Perché questa sensazione non sia effimera, occorrono risorse adeguate da mettere su due filoni d’intervento. Il primo riguarda la macchina giudiziaria nel suo complesso, che va riorganizzata nelle funzioni, potenziata nella strumentazione (sempre l’Ocse certifica che è strategica la quota del bilancio pubblico destinata all’informatizzazione: dove è più alta, migliori sono i risultati), rinvigorita negli organici. Su questo fronte, c’è molto da fare anche in termini di innovazione contrattuale e di formazione professionale, soprattutto verso i giovani, favorendo l’incontro tra scuola e università da un lato e Tribunale e avvocatura dall’altro. Il secondo filone d’intervento riguarda la pratica della mediazione obbligatoria, su cui il Governo è intervenuto nuovamente per renderla meglio praticabile. Ma essa non ha una buona fama, molti la considerano un ulteriore e inutile allungamento dei tempi. Se a prevalere è la cultura del “fammi causa”, sarà inevitabilmente così, ma se la riforma nel suo insieme si consolidasse e si tornasse al più lecito “ti faccio causa”, la mediazione diventa, prima che obbligatoria, conveniente perché fa risparmiare tempo e soldi.

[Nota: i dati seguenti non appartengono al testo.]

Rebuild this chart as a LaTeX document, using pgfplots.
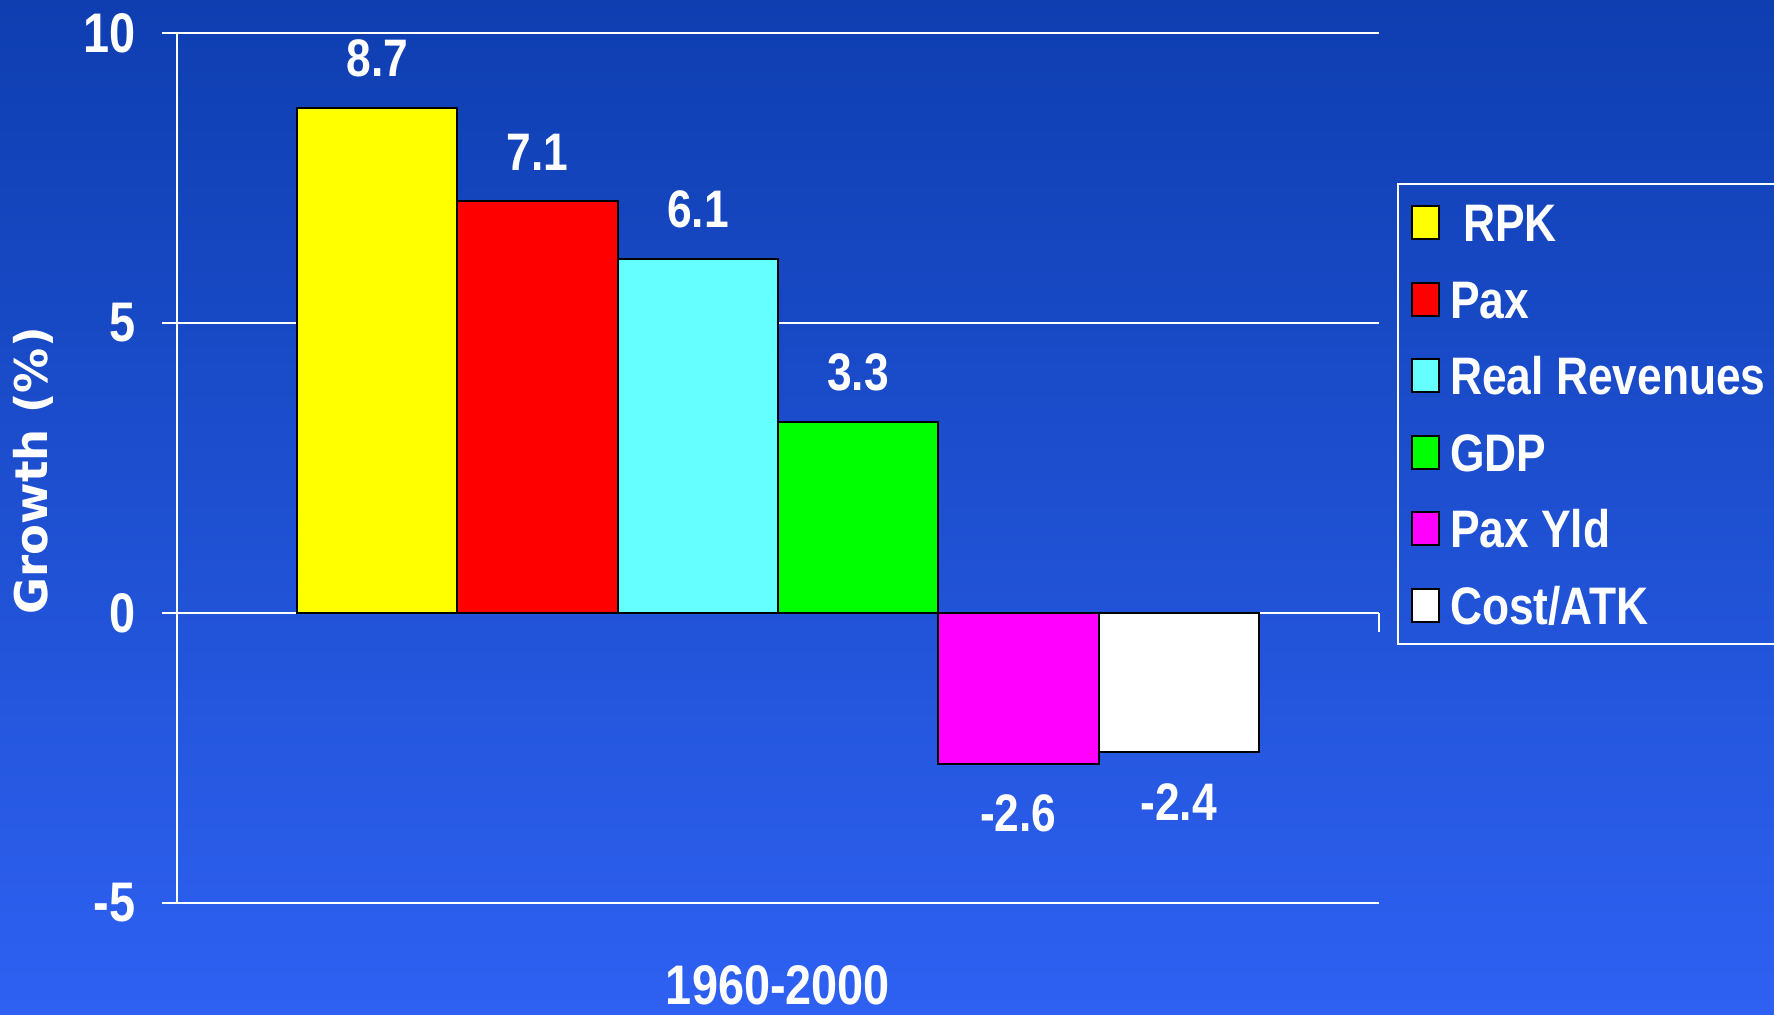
\documentclass[border=0pt]{standalone}
\usepackage{pgfplots}
\pgfplotsset{compat=1.18}
\usepackage{fontspec}
\setmainfont{Liberation Sans}[FakeStretch=0.84]
\newfontfamily\labfont{DejaVu Sans}

\definecolor{bgtop}{RGB}{14,62,176}
\definecolor{bgbot}{RGB}{46,97,242}
\definecolor{rpk}{RGB}{255,255,0}
\definecolor{pax}{RGB}{255,0,0}
\definecolor{rev}{RGB}{102,255,255}
\definecolor{gdp}{RGB}{0,255,0}
\definecolor{yld}{RGB}{255,0,255}
\definecolor{cost}{RGB}{255,255,255}

\begin{document}
\begin{tikzpicture}
% background, 1 px = 0.5bp
\shade[top color=bgtop, bottom color=bgbot, use as bounding box]
  (-88.5bp,-56bp) rectangle (798.5bp,451.5bp);
\begin{axis}[
  at={(0,0)}, anchor=south west,
  scale only axis, width=601bp, height=435bp,
  xmin=-3.75, xmax=3.75, ymin=-5, ymax=10,
  ytick={-5,0,5,10}, xtick={0}, xticklabels={1960-2000},
  axis lines*=left,
  axis line style={white, line width=1bp},
  tick align=outside,
  ytick style={white, line width=1bp},
  major tick length=7.5bp,
  xtick style={draw=none},
  ymajorgrids, grid style={white, line width=1bp},
  /pgf/number format/assume math mode=true,
  ticklabel style={text=white, font=\bfseries\fontsize{28}{30}\selectfont},
  yticklabel style={inner xsep=13bp, inner ysep=0pt},
  xticklabel style={anchor=north, inner sep=0pt, yshift=-23.5bp},
  ylabel={Growth (\%)},
  ylabel style={at={(axis description cs:-0.1198,0.4966)}, anchor=center,
    text=white, font=\labfont\bfseries\fontsize{22.6}{24}\selectfont},
  ybar, bar width=1, bar shift=0,
  every axis plot/.append style={draw=black, line width=1bp},
  nodes near coords,
  nodes near coords style={text=white, inner ysep=15bp,
    font=\bfseries\fontsize{26.5}{28}\selectfont,
    /pgf/number format/fixed, /pgf/number format/precision=1,
    /pgf/number format/fixed zerofill},
  legend image code/.code={\draw[#1, line width=1bp] (0bp,-8.25bp) rectangle (13.5bp,8.25bp);},
  legend style={at={(rel axis cs:1.015,0.8276)}, anchor=north west,
    draw=white, line width=1bp, fill=none, text=white,
    font=\bfseries\fontsize{26.5}{28}\selectfont,
    inner xsep=6.5bp, inner ysep=10bp, row sep=19.25bp,
    nodes={inner sep=0pt, text height=19bp, text depth=0pt},
    /tikz/every odd column/.style={column sep=5bp}},
  legend cell align=left,
  clip=false,
]
\addplot[fill=rpk]  coordinates {(-2.5,8.7)};
\addplot[fill=pax]  coordinates {(-1.5,7.1)};
\addplot[fill=rev]  coordinates {(-0.5,6.1)};
\addplot[fill=gdp]  coordinates {(0.5,3.3)};
\addplot[fill=yld]  coordinates {(1.5,-2.6)};
\addplot[fill=cost] coordinates {(2.5,-2.4)};
\legend{\hspace{6.5bp}RPK, Pax, Real Revenues, GDP, Pax Yld, Cost/ATK}
\draw[white, line width=1bp] (axis cs:-3.75,0) -- ++(0pt,-9.5bp);
\draw[white, line width=1bp] (axis cs:3.75,0) -- ++(0pt,-9.5bp);
\end{axis}
\end{tikzpicture}
\end{document}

Il Paese è attraversato da tante tensioni che di giorno in giorno tendono a spezzate i fili della coesione sociale. In particolare, cresce l’esasperazione verso ogni forma di disuguaglianza, specie se la massa di persone che non hanno lavoro si allarga senza tregua. In questo scenario, investire sulla giustizia non solo può essere un intervento labour intensive, non solo consente di alleggerire un gravame che si ingrossa sempre di più, ma diventa messaggio di alleanza sociale, di gratificazione dei giusti, di maggiore credibilità dello Stato.